Community involvement is not defined as generic participation. It is defined as industry-specific contribution, efforts that directly expand access to homeownership or improve how the housing system functions. 

This can take many forms: 

  • Educating buyers and communities on pathways to homeownership  
  • Working with community-based organizations or nonprofits  
  • Advocating for policy changes or program improvements  
  • Helping develop or promote new financing solutions  
  • Contributing to housing supply conversations or development efforts  

 

The focus is simple: are you actively helping move your community forward in a meaningful, housing-related way? 

  1. Overall Impact

The final layer is a combination of all the above. Pathfinder is not about being the highest producer in a single category. It is about consistently operating at a high level across the board, bringing together production, execution, service, and community impact into a cohesive professional identity. 

Two professionals may close the same number of transactions, but the one who is also educating buyers, advocating for better systems, and creating new opportunities within their market is operating at a fundamentally different level. 

That is the difference Pathfinder is designed to recognize. 

Why This Matters 

America’s housing market is at a point where it requires real leadership, particularly at the local level, where decisions are made, communities are shaped, and outcomes are ultimately determined. The reality is that there are already individuals operating in this way within markets across the country, taking on the responsibility of guiding clients, improving systems, and creating better pathways to homeownership. These are the professionals we describe as Pathfinders. 

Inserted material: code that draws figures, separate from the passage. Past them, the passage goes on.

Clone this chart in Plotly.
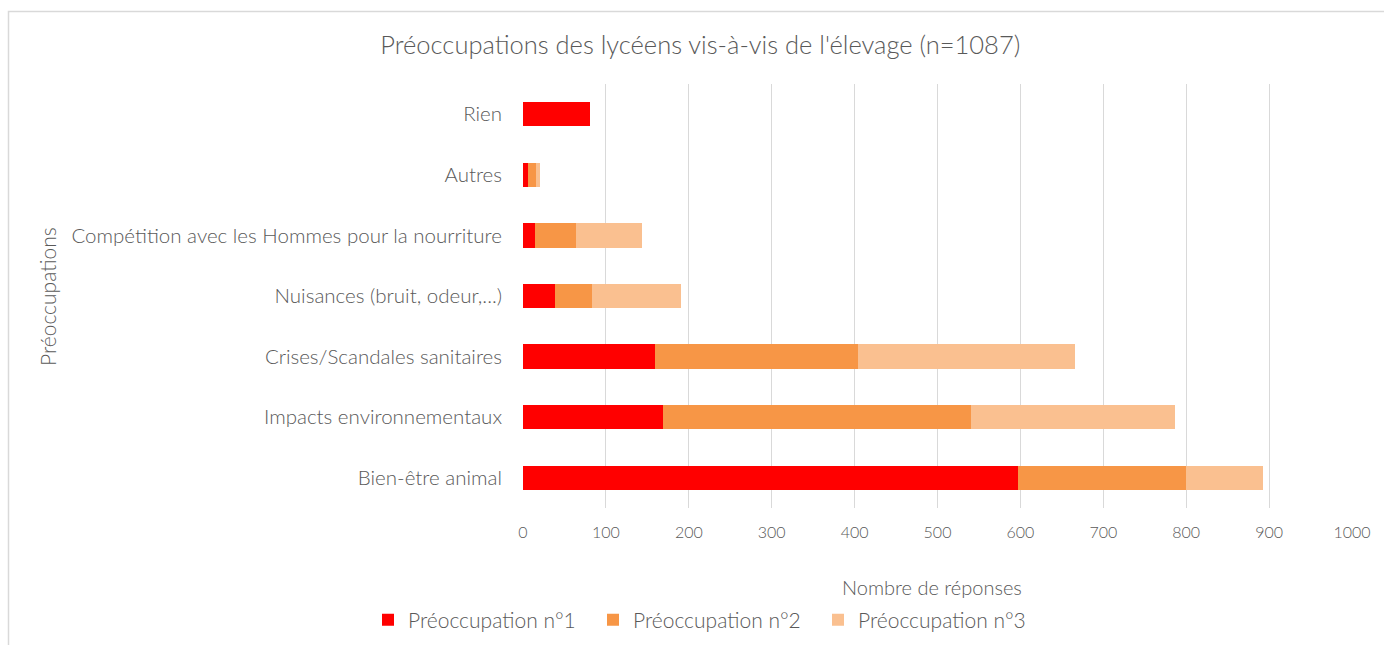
import plotly.graph_objects as go

categories = ["Bien-être animal", "Impacts environnementaux", "Crises/Scandales sanitaires",
              "Nuisances (bruit, odeur,...)", "Compétition avec les Hommes pour la nourriture",
              "Autres", "Rien"]
preoc1 = [597, 169, 159, 38, 15, 6, 81]
preoc2 = [203, 371, 245, 45, 49, 10, 0]
preoc3 = [93, 246, 262, 107, 80, 5, 0]
series_names = ["Préoccupation n°1", "Préoccupation n°2", "Préoccupation n°3"]
colors = ["#FF0000", "#F79646", "#FAC090"]
x_ticks = [0, 100, 200, 300, 400, 500, 600, 700, 800, 900, 1000]

FONT = "Lato"
GREY = "#595959"
WT = 300

fig = go.Figure()
for name, vals, col in zip(series_names, [preoc1, preoc2, preoc3], colors):
    fig.add_trace(go.Bar(y=categories, x=vals, name=name, orientation="h",
                         marker=dict(color=col, line=dict(width=0))))

W, H = 1384, 645
L, R, T, B = 523, 32, 84, 137
pw, ph = W - L - R, H - T - B

def px(x):
    return (x - L) / pw

def py(y):
    return (H - B - y) / ph

fig.update_layout(
    width=W, height=H, barmode="stack", bargap=0.6,
    margin=dict(l=L, r=R, t=T, b=B, autoexpand=False),
    paper_bgcolor="white", plot_bgcolor="white",
    font=dict(family=FONT, color=GREY, size=16, weight=WT),
    title=dict(text="Préoccupations des lycéens vis-à-vis de l'élevage (n=1087)",
               x=0.506, xref="container", xanchor="center",
               y=1 - 45 / H, yref="container", yanchor="middle",
               font=dict(size=25.5, color=GREY, family=FONT, weight=WT)),
    xaxis=dict(range=[0, 1000], tickvals=x_ticks, showgrid=True, gridcolor="#D9D9D9",
               gridwidth=1, zeroline=False, showline=False, ticks="",
               tickfont=dict(size=16, color=GREY, weight=WT), ticklabelstandoff=13),
    yaxis=dict(categoryorder="array", categoryarray=categories, showgrid=False,
               zeroline=False, showline=False, ticks="",
               tickfont=dict(size=20.5, color=GREY, weight=WT), ticklabelstandoff=20),
    legend=dict(orientation="h", x=px(368), xanchor="left", y=py(620), yanchor="middle",
                font=dict(size=21, color=GREY, weight=WT), entrywidth=180, entrywidthmode="pixels",
                itemwidth=30, traceorder="normal"),
    showlegend=True,
)

fig.add_annotation(text="Nombre de réponses", xref="paper", yref="paper",
                   x=px(932), y=py(587), showarrow=False, xanchor="center", yanchor="middle",
                   font=dict(size=20, color=GREY, weight=WT))
fig.add_annotation(text="Préoccupations", xref="paper", yref="paper",
                   x=px(47), y=py(297), showarrow=False, xanchor="center", yanchor="middle",
                   textangle=-90, font=dict(size=21, color=GREY, weight=WT))

fig.add_shape(type="rect", xref="paper", yref="paper",
              x0=px(8.5), x1=px(1500), y0=py(700), y1=py(11.5),
              line=dict(color="#D9D9D9", width=1.5), fillcolor="rgba(0,0,0,0)", layer="below")

fig.write_html("out.html", config={"displayModeBar": False},
               post_script="document.body.style.margin='0px';")
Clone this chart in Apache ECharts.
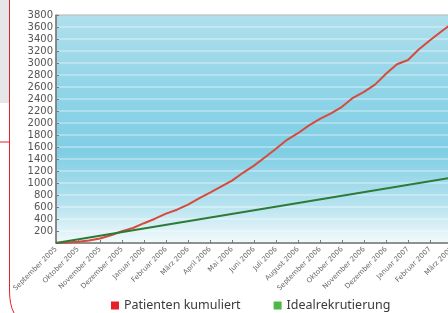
<!DOCTYPE html>
<html>
<head>
<meta charset="utf-8">
<script src="https://cdn.jsdelivr.net/npm/echarts@6/dist/echarts.min.js"></script>
<style>
  html,body{margin:0;padding:0;background:#fff;}
  #chart{width:448px;height:313px;}
</style>
</head>
<body>
<div id="chart"></div>
<script>
// Monatsachse, Index 0 = September 2005
var months = ['September 2005','Oktober 2005','November 2005','Dezember 2005','Januar 2006','Februar 2006',
  'März 2006','April 2006','Mai 2006','Juni 2006','Juli 2006','August 2006','September 2006',
  'Oktober 2006','November 2006','Dezember 2006','Januar 2007','Februar 2007','März 2007'];

var patX = [0,0.5,1,1.5,2,2.5,3,3.5,4,4.5,5,5.5,6,6.5,7,7.5,8,8.5,9,9.5,10,10.5,11,11.5,12,12.5,13,13.5,14,14.5,15,15.5,16,16.5,17,17.5,18,18.5];
var patY = [0,8,20,40,75,130,195,250,330,405,490,555,640,745,840,940,1040,1170,1290,1430,1570,1720,1830,1960,2070,2160,2270,2420,2520,2640,2820,2980,3050,3230,3380,3520,3660,3770];

// Idealrekrutierung
var idealX = [0, 19];
var idealY = [0, 1150];

var chart = echarts.init(document.getElementById('chart'));

function pairs(xs, ys){
  var out = [];
  for (var i = 0; i < xs.length; i++) out.push([xs[i], ys[i]]);
  return out;
}

chart.setOption({
  animation: false,
  graphic: [
    {type:'rect', shape:{x:0,y:0,width:9,height:103}, style:{fill:'#e5e6e8'}, silent:true},
    {type:'line', shape:{x1:0,y1:142,x2:9,y2:142}, style:{stroke:'#e8202a',lineWidth:1}},
    {type:'line', shape:{x1:9.5,y1:0,x2:9.5,y2:290}, style:{stroke:'#e8202a',lineWidth:1}},
    {type:'bezierCurve', shape:{x1:9.5,y1:290,cpx1:9.5,cpy1:305,x2:14,y2:313}, style:{stroke:'#e8202a',lineWidth:1,fill:null}}
  ],
  grid: {
    left: 56, top: 15, bottom: 70, width: 418,
    outerBoundsMode: 'none',
    containLabel: false,
    show: true,
    borderWidth: 1,
    borderColor: '#8a8a8a',
    backgroundColor: {
      type:'linear', x:0, y:0, x2:0, y2:1,
      colorStops:[
        {offset:0, color:'#b0dfec'},
        {offset:0.3, color:'#93d5e8'},
        {offset:0.6, color:'#80cee4'},
        {offset:0.83, color:'#b6e3ef'},
        {offset:1, color:'#f3fafc'}
      ]
    }
  },
  legend: {
    top: 299,
    left: 111,
    padding: 0,
    icon: 'rect',
    itemWidth: 8,
    itemHeight: 8,
    itemGap: 33,
    textStyle: {color:'#3a3a3a', fontSize:12.5, fontFamily:'Noto Sans'},
    data: [
      {name:'Patienten kumuliert', itemStyle:{color:'#e8202a'}},
      {name:'Idealrekrutierung', itemStyle:{color:'#4db848'}}
    ]
  },
  xAxis: {
    type: 'value',
    min: 0, max: 19, interval: 1,
    axisLine: {lineStyle:{color:'#7a7a7a', width:1.5}},
    axisTick: {inside:true, length:3, lineStyle:{color:'#7a7a7a'}},
    splitLine: {show:false},
    axisLabel: {
      rotate: 45, margin: 5,
      fontSize: 7, color: '#666', fontFamily: 'DejaVu Sans',
      formatter: function (v) { return months[v] || ''; }
    }
  },
  yAxis: {
    type: 'value',
    min: 0, max: 3800, interval: 200,
    axisLine: {show:true, lineStyle:{color:'#7a7a7a', width:1.5}},
    axisTick: {show:true, inside:true, length:3, lineStyle:{color:'#7a7a7a'}},
    splitLine: {show:true, lineStyle:{color:'rgba(255,255,255,0.3)', width:2}},
    axisLabel: {
      margin: 3, fontSize: 10, color: '#555', fontFamily: 'DejaVu Sans',
      formatter: function (v) { return v === 0 ? '' : v; }
    }
  },
  series: [
    {
      name: 'Patienten kumuliert',
      type: 'line',
      showSymbol: false,
      data: pairs(patX, patY),
      lineStyle: {color:'#d84a3c', width:2},
      itemStyle: {color:'#d84a3c'}
    },
    {
      name: 'Idealrekrutierung',
      type: 'line',
      showSymbol: false,
      data: pairs(idealX, idealY),
      lineStyle: {color:'#2c7a36', width:2},
      itemStyle: {color:'#2c7a36'}
    }
  ]
});
</script>
</body>
</html>
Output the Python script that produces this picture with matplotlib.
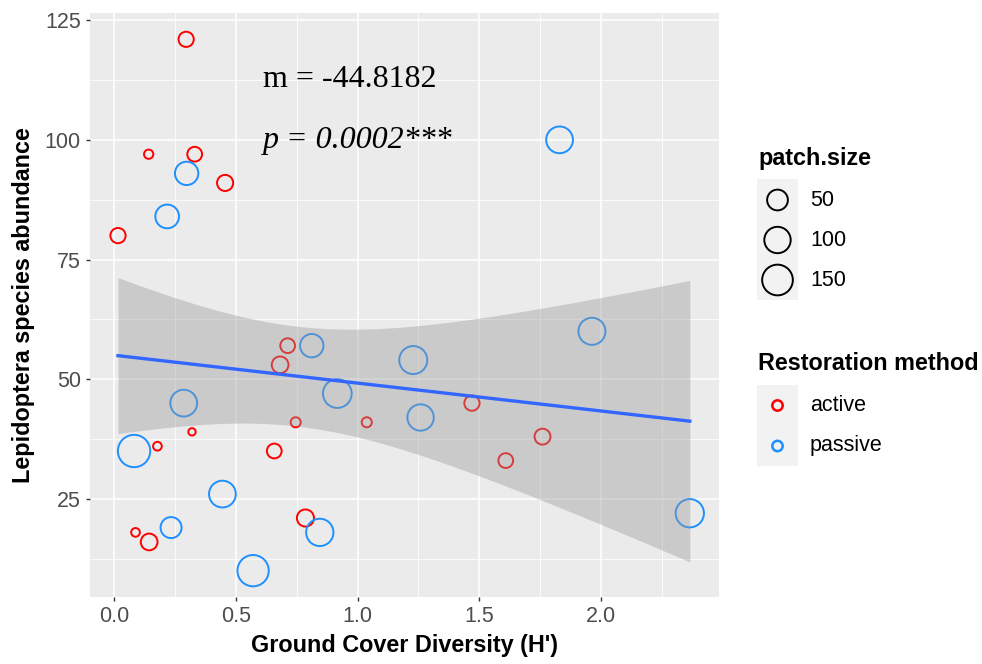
import matplotlib
matplotlib.use("Agg")
import matplotlib.pyplot as plt
import numpy as np

# active restoration sites
active_x = [0.296, 0.142, 0.331, 0.456, 0.016, 0.713, 0.682, 1.470, 0.746,
            1.038, 0.320, 0.178, 0.658, 0.088, 0.144, 0.786, 1.760, 1.609]
active_y = [121, 97, 97, 91, 80, 57, 53, 45, 41, 41, 39, 36, 35, 18, 16, 21, 38, 33]
active_size = [18, 2, 16, 22, 18, 16, 25, 18, 3, 3, 1, 1.5, 16, 1.5, 25, 27, 21, 16]

# passive restoration sites
passive_x = [0.298, 0.218, 0.812, 1.229, 0.917, 0.286, 1.259, 0.082, 0.445,
             0.234, 0.845, 0.571, 1.830, 1.963, 2.365]
passive_y = [93, 84, 57, 54, 47, 45, 42, 35, 26, 19, 18, 10, 100, 60, 22]
passive_size = [71, 74, 71, 118, 126, 104, 100, 172, 104, 52, 110, 158, 104, 107, 121]

size_breaks = [50, 100, 150]
method_labels = ["active", "passive"]
x_ticks = [0.0, 0.5, 1.0, 1.5, 2.0]
y_ticks = [25, 50, 75, 100, 125]

RED = "#FF0000"
BLUE = "#1E90FF"
DPI = 100
LW = 1.4  # circle stroke in points
TXT = 15.5

all_size = np.array(active_size + passive_size, dtype=float)
smin, smax = all_size.min(), all_size.max()


def marker_area(v):
    # ggplot-like area palette: outer diameter in px from sqrt-rescaled value
    v = np.asarray(v, dtype=float)
    outer = 9.3 + 25.0 * np.sqrt((v - smin) / (smax - smin))
    path_px = outer - LW * DPI / 72
    return (path_px * 72 / DPI) ** 2


plt.rcParams["font.family"] = ["Liberation Sans", "DejaVu Sans"]

fig = plt.figure(figsize=(9.82, 6.64), dpi=DPI)
W, H = 982, 664
L, R, T, B = 90, 719, 13, 597
ax = fig.add_axes([L / W, (H - B) / H, (R - L) / W, (B - T) / H])
ax.set_facecolor("#EBEBEB")
for sp in ax.spines.values():
    sp.set_visible(False)

ax.set_xlim(-0.099, 2.485)
ax.set_ylim(4.5, 126.5)
ax.set_xticks(x_ticks)
ax.set_xticklabels([f"{t:.1f}" for t in x_ticks])
ax.set_yticks(y_ticks)
ax.set_xticks([0.25, 0.75, 1.25, 1.75, 2.25], minor=True)
ax.set_yticks([12.5, 37.5, 62.5, 87.5, 112.5], minor=True)
ax.grid(True, which="major", color="white", linewidth=1.1)
ax.grid(True, which="minor", color="white", linewidth=0.55)
ax.set_axisbelow(True)
ax.tick_params(which="major", length=3, width=1.0, color="#333333",
               labelsize=TXT, labelcolor="#4D4D4D", pad=3.5)
ax.tick_params(which="minor", length=0)

# points
ax.scatter(active_x, active_y, s=marker_area(active_size), facecolors="none",
           edgecolors=RED, linewidths=LW, zorder=2)
ax.scatter(passive_x, passive_y, s=marker_area(passive_size), facecolors="none",
           edgecolors=BLUE, linewidths=LW, zorder=2)

# linear fit with 95% confidence band
xa = np.array(active_x + passive_x)
ya = np.array(active_y + passive_y, dtype=float)
n = len(xa)
coef = np.polyfit(xa, ya, 1)
xs = np.linspace(xa.min(), xa.max(), 80)
yhat = np.polyval(coef, xs)
resid = ya - np.polyval(coef, xa)
s = np.sqrt(np.sum(resid ** 2) / (n - 2))
sxx = np.sum((xa - xa.mean()) ** 2)
se = s * np.sqrt(1 / n + (xs - xa.mean()) ** 2 / sxx)
t = 2.0395
ax.fill_between(xs, yhat - t * se, yhat + t * se, color="#999999", alpha=0.4,
                linewidth=0, zorder=3)
ax.plot(xs, yhat, color="#3366FF", linewidth=2.4, zorder=4)

ax.text(0.612, 110.95, "m = -44.8182", family="Liberation Serif", fontsize=23,
        va="baseline", ha="left", zorder=5)
ax.text(0.612, 98.2, "p = 0.0002***", family="Liberation Serif", style="italic",
        fontsize=23, va="baseline", ha="left", zorder=5)

ax.set_xlabel("Ground Cover Diversity (H')", fontsize=16.8, fontweight="bold",
              labelpad=5)
ax.set_ylabel("Lepidoptera species abundance", fontsize=16.8, fontweight="bold",
              labelpad=7)

# legends, drawn in pixel space
lg = fig.add_axes([0, 0, 1, 1], facecolor="none")
lg.set_xlim(0, W)
lg.set_ylim(H, 0)
lg.axis("off")

lg.text(758, 158, "patch.size", fontsize=16.8, fontweight="bold", va="center", ha="left")
lg.add_patch(plt.Rectangle((757, 179), 41, 121, color="#F2F2F2", linewidth=0))
for i, b in enumerate(size_breaks):
    yy = 200 + 40 * i
    lg.scatter([777.5], [yy], s=marker_area(b), facecolors="none",
               edgecolors="black", linewidths=LW)
    lg.text(810, yy, str(b), fontsize=TXT, va="center", ha="left")

lg.text(758, 363, "Restoration method", fontsize=16.8, fontweight="bold",
        va="center", ha="left")
lg.add_patch(plt.Rectangle((757, 385), 41, 81, color="#F2F2F2", linewidth=0))
for i, (lab, col) in enumerate(zip(method_labels, [RED, BLUE])):
    yy = 405.5 + 40.5 * i
    d_pt = (12.3 - LW * DPI / 72) * 72 / DPI
    lg.scatter([777.5], [yy], s=d_pt ** 2, facecolors="none", edgecolors=col,
               linewidths=LW * 1.3)
    lg.text(810, yy, lab, fontsize=TXT, va="center", ha="left")

fig.savefig("out.png", dpi=DPI)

The challenge is that, today, there is no clear way to identify them. 

For most consumers, and even for many within the industry, it is difficult to distinguish between those who are simply participating in transactions and those who are actively leading within their communities. As a result, people are often left to navigate one of the most important financial decisions of their lives without a reliable signal of who is truly equipped to guide them at the highest level. 

That lack of clarity has real consequences, not just for individual transactions, but for how effectively our broader housing system functions. 

Pathfinder is an effort to address that gap by creating a more visible and meaningful standard, one that reflects not only performance, but leadership, contribution, and impact within a given market. It is designed to bring forward the professionals who are already doing this work, but whose efforts have historically been difficult to recognize through traditional industry metrics. 

This matters because housing itself is foundational. 

A strong and stable society depends on access to safe, reliable shelter, and while homeownership is something that must be earned, it should remain an attainable goal for those who are willing to work toward it. Creating that reality requires more than just transactions, it requires individuals who are committed to improving access, expanding opportunity, and strengthening the communities they serve. 

Those individuals exist, and they are already leading their markets. 

Pathfinder simply provides a way to recognize them, to make them visible, and to establish a standard that reflects the role they are actually playing in moving their communities and the housing market as a whole, forward.